With drought conditions plaguing much of the country this past year, many producers have found ways to stretch their rations. Corn stover and soybean stubble can be a good source of feed or bedding when used properly, and a way to add value to your crop. A 160 bushel/acre corn crop will produce about 4.5 tons of stover/acre. There are costs to consider, and you will want to determine if the residue will be worth the time, fuel, wear on machinery, and effort it takes to gather it. Think carefully about harvest and transportation costs on a “per consumable ton” basis.

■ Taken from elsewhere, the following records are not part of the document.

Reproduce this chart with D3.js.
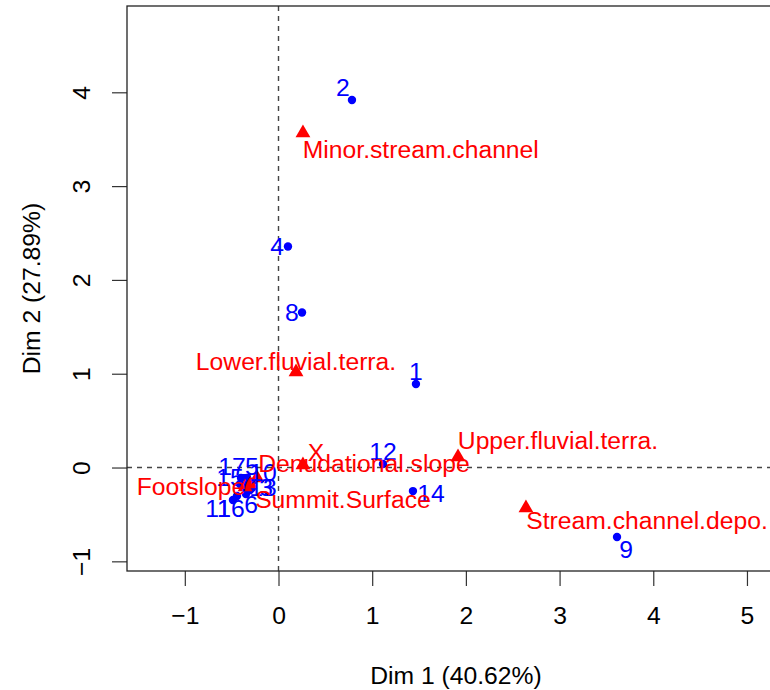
<!DOCTYPE html>
<html><head><meta charset="utf-8">
<script src="https://cdn.jsdelivr.net/npm/d3@7/dist/d3.min.js"></script>
<style>body{margin:0;background:#fff}svg{display:block;font-family:Arial,"Liberation Sans",sans-serif}</style>
</head><body><svg id="c" width="770" height="690"></svg>
<script>
// Individuals (blue points)
const indNames = ["1","2","3","4","5","6","7","8","9","10","11","12","13","14","15","16","17"];
const indX = [1.467,0.784,-0.283,0.101,-0.336,-0.347,-0.379,0.251,3.613,-0.283,-0.486,1.115,-0.304,1.435,-0.411,-0.443,-0.400];
const indY = [0.890,3.918,-0.219,2.356,-0.112,-0.283,-0.208,1.652,-0.741,-0.155,-0.346,0.037,-0.240,-0.251,-0.176,-0.304,-0.112];
const indLabX = [1.467,0.688,-0.133,-0.016,-0.283,-0.293,-0.358,0.144,3.709,-0.165,-0.646,1.115,-0.165,1.628,-0.518,-0.507,-0.496];
const indLabY = [1.029,4.046,-0.208,2.356,0.016,-0.389,-0.155,1.652,-0.869,-0.048,-0.442,0.176,-0.208,-0.272,-0.101,-0.442,0.016];
// Categories (red triangles)
const catNames = ["Minor.stream.channel","Lower.fluvial.terra.","Upper.fluvial.terra.","Stream.channel.depo.","X","Denudational.slope","Footslope","Summit.Surface"];
const catX = [0.261,0.187,1.916,2.641,0.261,-0.229,-0.357,-0.304];
const catY = [3.566,1.018,0.112,-0.432,0.027,-0.112,-0.208,-0.176];
const catLabX = [1.519,0.187,2.983,3.933,0.400,0.912,-0.934,0.688];
const catLabY = [3.385,1.135,0.283,-0.560,0.165,0.048,-0.197,-0.346];
// Axes
const xTicks = [-1,0,1,2,3,4,5];
const yTicks = [-1,0,1,2,3,4];
const xTitle = "Dim 1 (40.62%)";
const yTitle = "Dim 2 (27.89%)";

const svg = d3.select("#c");
const L = 127, R = 785, T = 6, B = 571, FS = 24.7;
const x = d3.scaleLinear().domain([-1.617, 5.406]).range([L, R]);
const y = d3.scaleLinear().domain([-1.103, 4.920]).range([B, T]);

// dashed zero lines
svg.append("line").attr("x1", x(0)).attr("x2", x(0)).attr("y1", T).attr("y2", B)
  .attr("stroke", "#444").attr("stroke-width", 1.4).attr("stroke-dasharray", "5,5");
svg.append("line").attr("x1", L).attr("x2", R).attr("y1", y(0)).attr("y2", y(0))
  .attr("stroke", "#444").attr("stroke-width", 1.4).attr("stroke-dasharray", "5,5");

// axes
const fmt = d => d < 0 ? "\u2212" + Math.abs(d) : String(d);
const gx = svg.append("g").attr("transform", `translate(0,${B})`)
  .call(d3.axisBottom(x).tickValues(xTicks).tickSize(15).tickPadding(20).tickFormat(fmt));
const gy = svg.append("g").attr("transform", `translate(${L},0)`)
  .call(d3.axisLeft(y).tickValues(yTicks).tickSize(15).tickFormat(fmt));
[gx, gy].forEach(g => {
  g.select(".domain").remove();
  g.selectAll(".tick line").attr("stroke", "#333").attr("stroke-width", 1.2);
  g.selectAll("text").attr("font-size", FS).attr("fill", "#000")
    .attr("font-family", "Arial, 'Liberation Sans', sans-serif");
});
gy.selectAll("text").attr("x", null).attr("dy", null).attr("text-anchor", "middle")
  .attr("transform", "translate(-37,0) rotate(-90)");

// box
svg.append("rect").attr("x", L).attr("y", T).attr("width", R - L).attr("height", B - T)
  .attr("fill", "none").attr("stroke", "#222").attr("stroke-width", 1.3);

// titles
svg.append("text").attr("x", (L + R) / 2).attr("y", 684).attr("text-anchor", "middle")
  .attr("font-size", FS).text(xTitle);
svg.append("text").attr("transform", `translate(40,${(T + B) / 2}) rotate(-90)`)
  .attr("text-anchor", "middle").attr("font-size", FS).text(yTitle);

const ind = indNames.map((n, i) => ({n, x: indX[i], y: indY[i], lx: indLabX[i], ly: indLabY[i]}));
const cat = catNames.map((n, i) => ({n, x: catX[i], y: catY[i], lx: catLabX[i], ly: catLabY[i]}));

svg.append("g").selectAll("circle").data(ind).join("circle")
  .attr("cx", d => x(d.x)).attr("cy", d => y(d.y)).attr("r", 4.2).attr("fill", "#0000FF");
svg.append("g").selectAll("path").data(cat).join("path")
  .attr("d", d3.symbol(d3.symbolTriangle, 95))
  .attr("transform", d => `translate(${x(d.x)},${y(d.y)})`).attr("fill", "#FF0000");
svg.append("g").selectAll("text").data(ind).join("text")
  .attr("x", d => x(d.lx)).attr("y", d => y(d.ly) + 8.5).attr("text-anchor", "middle")
  .attr("font-size", FS).attr("fill", "#0000FF").text(d => d.n);
svg.append("g").selectAll("text").data(cat).join("text")
  .attr("x", d => x(d.lx)).attr("y", d => y(d.ly) + 8.5).attr("text-anchor", "middle")
  .attr("font-size", FS).attr("fill", "#FF0000").text(d => d.n);
</script></body></html>
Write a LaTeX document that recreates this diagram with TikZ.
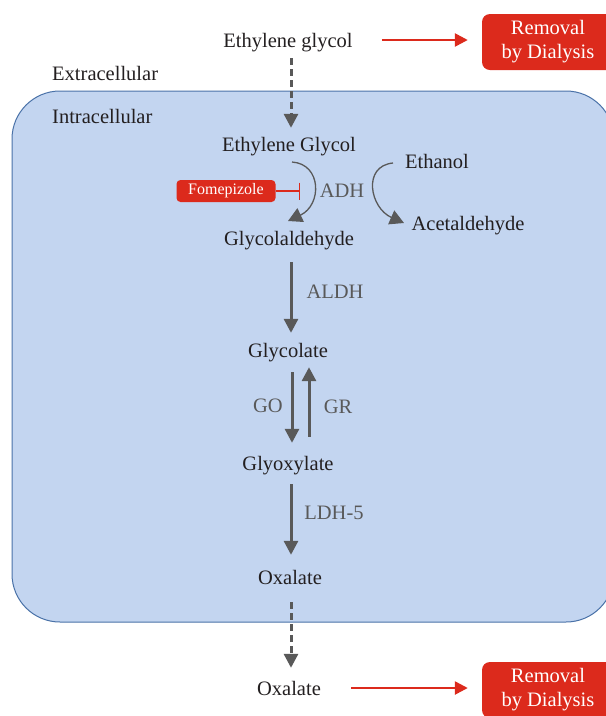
\documentclass[tikz,border=0pt]{standalone}
\usepackage{fontspec}
\setmainfont{Liberation Serif}
\usetikzlibrary{arrows.meta, positioning, calc}

\definecolor{cellfill}{HTML}{C3D5F0}
\definecolor{cellline}{HTML}{4A72A8}
\definecolor{dialred}{HTML}{DC2A1C}
\definecolor{stepgray}{HTML}{595959}
\definecolor{txt}{HTML}{231F20}

\tikzset{
  metab/.style={inner sep=0pt, anchor=base, text height=14pt, text depth=5pt,
                text=txt, font=\fontsize{20.5}{24}\selectfont},
  enzyme/.style={inner sep=0pt, text=stepgray, font=\fontsize{20.5}{24}\selectfont},
  conv/.style={draw=stepgray, line width=3pt, -{Triangle[width=14pt,length=14pt]}},
  transp/.style={conv, dash pattern=on 7pt off 4pt},
  bendarrow/.style={draw=stepgray, line width=1.3pt, -{Triangle[width=15pt,length=14pt]}},
  dialysis/.style={fill=dialred, rounded corners=8pt, minimum width=132pt,
                   minimum height=56pt, text=white, align=center,
                   font=\fontsize{20.5}{24}\selectfont},
  toremove/.style={draw=dialred, line width=2.5pt, -{Triangle[width=13pt,length=13pt]}},
  inhibit/.style={draw=dialred, line width=1.5pt, -{Bar[width=17pt]}}
}

\begin{document}
\begin{tikzpicture}[x=1pt, y=-1pt]
    \useasboundingbox (0,0) rectangle (606,716);

    % Cell compartment
    \draw[cellline, fill=cellfill, line width=1pt, rounded corners=48pt] (12,91) rectangle (614,622);
    \node[metab, anchor=base west] (extra) at (52,80) {Extracellular};
    \node[metab, anchor=base west] (intra) at (52,123) {Intracellular};

    % Metabolites along the main pathway
    \node[metab] (eg)    at (288,47)  {Ethylene glycol};
    \node[metab] (EG)    at (289,151) {Ethylene Glycol};
    \node[metab] (gald)  at (289,245) {Glycolaldehyde};
    \node[metab] (glyc)  at (288,357) {Glycolate};
    \node[metab] (glyox) at (288,470) {Glyoxylate};
    \node[metab] (oxin)  at (290,584) {Oxalate};
    \node[metab] (oxout) at (289,695) {Oxalate};

    % Ethanol side reaction
    \node[metab] (etoh) at (437,168) {Ethanol};
    \node[metab] (acet) at (468,230) {Acetaldehyde};

    % Enzymes
    \node[enzyme] (adh)  at (342,191) {ADH};
    \node[enzyme] (aldh) at (335,292) {ALDH};
    \node[enzyme] (go)   at (268,406) {GO};
    \node[enzyme] (gr)   at (338,407) {GR};
    \node[enzyme] (ldh)  at (334,513) {LDH-5};

    % Dialysis boxes
    \node[dialysis] (dtop) at (548,42)  {Removal\\by Dialysis};
    \node[dialysis] (dbot) at (548,690) {Removal\\by Dialysis};

    % Fomepizole inhibitor
    \node[fill=dialred, rounded corners=4pt, minimum width=99pt, minimum height=22pt,
          inner sep=0pt, text=white, font=\fontsize{16}{18}\selectfont] (fom) at (226,191) {Fomepizole};
    \coordinate (block) at (300,191);
    \draw[inhibit] (fom.east) -- (block);

    % Transport across the membrane
    \draw[transp, shorten <=6pt, shorten >=9pt] ([xshift=3pt]eg.south) -- ([xshift=2pt]EG.north);
    \draw[transp, shorten <=13pt, shorten >=13pt] ([xshift=1pt]oxin.south) -- ([xshift=2pt]oxout.north);

    % Enzymatic steps
    \draw[conv, shorten <=12pt, shorten >=10pt] ([xshift=2pt]gald.south) -- ([xshift=3pt]glyc.north);
    \draw[conv, shorten <=10pt, shorten >=13pt] ([xshift=4pt]glyc.south) -- ([xshift=4pt]glyox.north);
    \draw[conv, shorten <=19pt, shorten >=5pt] ([xshift=21pt]glyox.north) -- ([xshift=21pt]glyc.south);
    \draw[conv, shorten <=9pt, shorten >=15pt] ([xshift=3pt]glyox.south) -- ([xshift=1pt]oxin.north);

    % ADH curved arrows
    \coordinate (adhin)  at (292,162);
    \coordinate (adhout) at (288,221);
    \draw[bendarrow] (adhin) .. controls (322,164) and (322,205) .. (adhout);
    \coordinate (etin)  at (393,163);
    \coordinate (etout) at (404,223);
    \draw[bendarrow] (etin) .. controls (362,166) and (370,208) .. (etout);

    % Removal by dialysis
    \draw[toremove, shorten <=29pt, shorten >=14pt] ([yshift=2.5pt]eg.east) -- ([yshift=2.5pt]eg.east -| dtop.west);
    \draw[toremove, shorten <=30pt, shorten >=14pt] ([yshift=2.5pt]oxout.east) -- ([yshift=2.5pt]oxout.east -| dbot.west);

\end{tikzpicture}
\end{document}
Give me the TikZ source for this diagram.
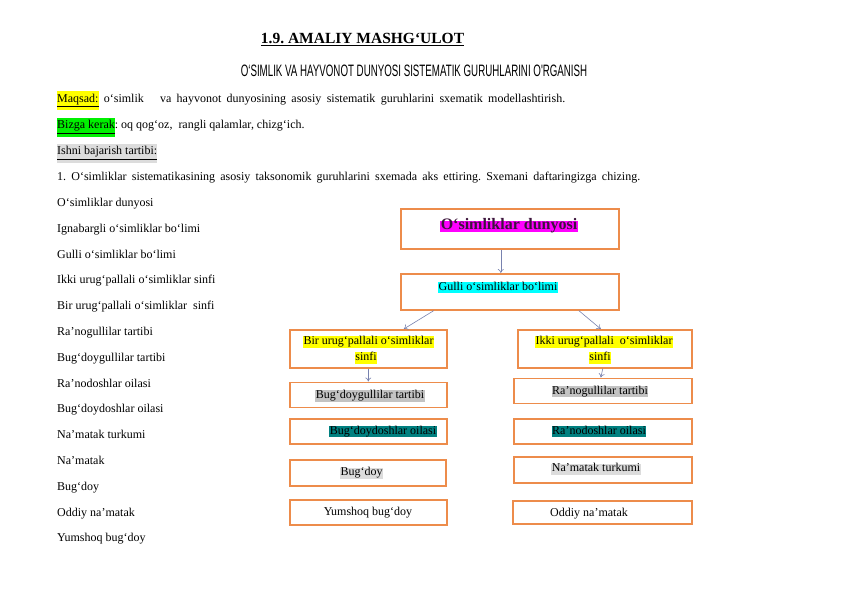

The straw can be used as a last resort as a filler to “dilute” other high quality feeds in a ration when more roughage is needed. Corn stover has more value as both a feed source and a bedding, although stalk palatability can be a problem. Corn stover is better adapted to mid-gestation beef cows or dairy heifers than for lactating dairy cows. Its feed value is optimal just after harvest, then drops off as it weathers in the field. Grazing is the best method for feeding, since livestock can eat husks and kernels that have fallen off during harvesting. Livestock often select the grain first, then the husks and leaves. For a planned corn stover grazing application, turnips or radishes can be interseeded (broadcast with high boy or aerial seeded) into the standing corn in August. Left to grow after corn harvest, the leafy brassicas will grow into the fall and make a good high-protein forage along with the residual stover.
Shredding the residue improves its potential and usability as both a feed and bedding. When used as a bedding, well-shredded material breaks down rapidly into rich compost.
Soybean straw in bedding uses can absorb more moisture than corn stover, but is more difficult to remove and compost. Corn stalks break down more readily, and when removed and formed into small, frequently-turned piles will degrade to compost within a few weeks. The piles can quickly heat up to 200 degrees F. They should be kept moist, and more moisture can be added if they heat up too quickly. Soybean straw piles don’t heat as fast as corn stover or get as hot. Using a fine straw chopper on the combine to shred the soybean stubble not only helps it degrade faster, but makes it easier to work with and spread. Finished compost can be spread on fields using a manure spreader.
While you can take advantage of the residue to add value to your farm into the winter, keep in mind a few of the costs and weigh them carefully when fitting them into your plan:
- Harvesting, handling, and storing
- Reduced soil cover over the winter, which potentially means more erosion. This may not apply if you harvest the residue early enough to get a cover crop in the ground.
- Less organic matter to improve soil health and feed microbes
- Removes some nutrients (including approx. 13-15 lbs N/dry ton of straw/stover, depending on the crop harvested)
Keep in mind that this type of feed may not be ideal for all forms of livestock, especially younger animals and lactating cows. One of the most important factors determining your success with this residue is your ability to grind or shred it and, if using as a feed, to mix it with more energy-dense material and mineral supplements.